Remember that the skin barrier is composed of many layers of dead skin cells and lipids. This is where the majority of your skincare products are working. In deeper layers you’ll find blood vessels, collagen, elastin and fat. These layers have different requirements to allow things to pass. Among other things, the molecule needs to be the right size (small) and solubility – some molecules are water soluble, whereas others are oil soluble, and we know those two don’t mix! Unlike wetting a sponge, applying something on your skin does not mean it just gets to pass through all the little holes. We also don’t always want it to because…skincare is for the skin!
When skin is damp, it increases the permeability by thinning the lipids holding our barrier together. This means that things that should be able to go a little deeper are able to more easily (if they are properly formulated, of course). This is good because hydration doesn’t just sit on the surface, but permeability is not the same as absorption. A little deeper doesn’t mean all the way to the bloodstream.
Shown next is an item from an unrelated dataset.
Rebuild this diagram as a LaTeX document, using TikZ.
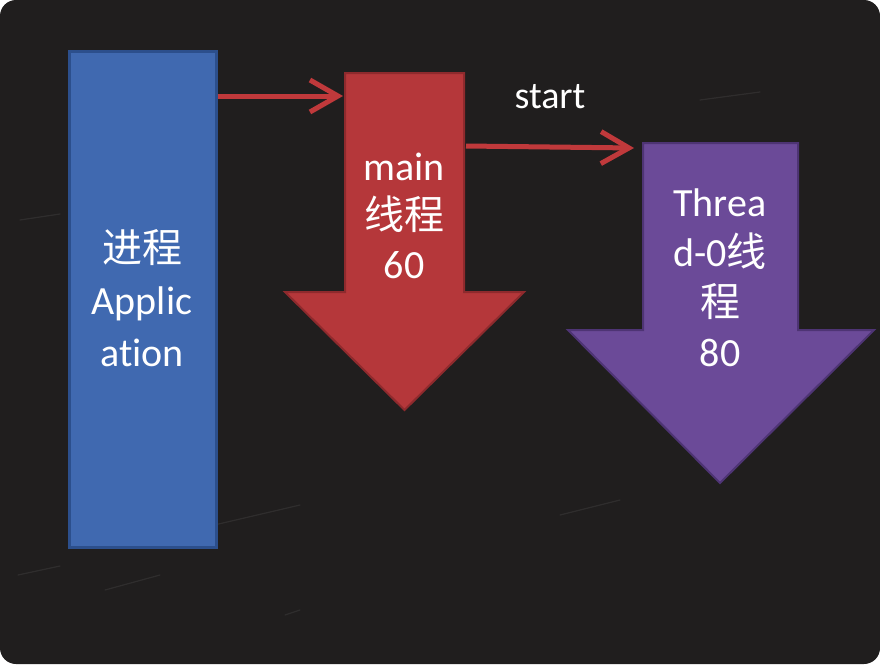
\documentclass[tikz,border=0pt]{standalone}
\usepackage{fontspec}
\setmainfont{Carlito}[Ligatures=NoCommon]
\newfontfamily\cjk{Noto Sans CJK SC}
\usetikzlibrary{arrows.meta}
\definecolor{board}{HTML}{201E1E}
\definecolor{procfill}{HTML}{4069B0}
\definecolor{procedge}{HTML}{2C4F8C}
\definecolor{mainfill}{HTML}{B5373A}
\definecolor{mainedge}{HTML}{8E2A2D}
\definecolor{thrfill}{HTML}{6B4A98}
\definecolor{thredge}{HTML}{4E3474}
\definecolor{linkred}{HTML}{C0393B}
\tikzset{
  x=1pt, y=-1pt,
  lbl/.style={text=white, align=center, font=\fontsize{40}{50}\selectfont, inner sep=0pt},
  link/.style={draw=linkred, line width=5pt, -{Straight Barb[length=28pt,width=32pt,line width=5pt]}},
  chalk/.style={white, opacity=0.07, line width=1.2pt, line cap=round}
}
\begin{document}
\begin{tikzpicture}
\useasboundingbox (0,0) rectangle (880,664);
\fill[white] (0,0) rectangle (880,664);
\fill[board, rounded corners=16pt] (0,0) rectangle (880,664);
% faint chalk marks
\draw[chalk] (105,590) -- (160,575);
\draw[chalk] (18,575) -- (60,566);
\draw[chalk] (285,615) -- (300,610);
\draw[chalk] (150,540) -- (300,505);
\draw[chalk] (560,515) -- (620,500);
\draw[chalk] (700,100) -- (760,92);
\draw[chalk] (20,220) -- (60,214);
% process block
\node[draw=procedge, fill=procfill, line width=3pt, minimum width=147pt, minimum height=496pt, inner sep=0pt] (app) at (142.5,299) {};
\node[lbl, font=\fontsize{40}{52}\selectfont] (apptext) at (142,298) {{\cjk 进程}\\Applic\\at\kern0pt ion};
% main thread arrow
\draw[mainedge, fill=mainfill, line width=2pt, line join=miter]
  (345,73) -- (464,73) -- (464,292) -- (524,292) -- (404.5,410) -- (285,292) -- (345,292) -- cycle;
\coordinate (mainin) at (343,96);
\coordinate (mainout) at (466,146);
\node[lbl, font=\fontsize{40}{49}\selectfont] (maintext) at (404,216) {main\\{\cjk 线程}\\60};
% thread-0 arrow
\draw[thredge, fill=thrfill, line width=2pt, line join=miter]
  (643,143) -- (798,143) -- (798,330) -- (874,330) -- (720,483) -- (568,330) -- (643,330) -- cycle;
\coordinate (thrin) at (634,148);
\node[lbl, font=\fontsize{40}{50}\selectfont] (thrtext) at (720,278) {Threa\\d-0{\cjk 线}\\{\cjk 程}\\80};
% connectors
\coordinate (appout) at (app.east |- mainin);
\draw[link] (appout) -- (mainin);
\draw[link] (mainout) -- (thrin);
\node[text=white, font=\fontsize{38}{46}\selectfont, inner sep=0pt] (start) at (550,97) {start};
\end{tikzpicture}
\end{document}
Like you said, you’ve been told to apply hyaluronic acid on damp skin to help it absorb. Hyaluronic acid is a humectant – a type of ingredient that attracts and retains water. Humectants sitting on the surface can’t do much for us, so applying them on damp skin makes it easier for them to travel a bit deeper. The opposite is true for active ingredients, like retinoids and acids, which you want to apply on dry skin since increased permeability can make them more irritating.
The reason you’ve been hearing people say the “skin is a sponge” is a bad analogy is because it easily lends itself to misinformation about product absorption, particularly into the bloodstream. This is a big idea pushed by the clean beauty industry and often follows the common myth that your skin absorbs 60% of what you apply. There will be no fear mongering about ingredients here! It’s hard enough for molecules to get past the surface of the skin, let alone all the way to the bloodstream. There are, of course, ways to make it so ingredients can travel further, but that’s thanks to advanced formulations, not a function of the skin.
To sum it up: if the sponge analogy helps you to understand this very specific property of skin, then great! But don’t take it literally. Your skin is a barrier and if you’ve made it this far, it’s doing a pretty dang good job.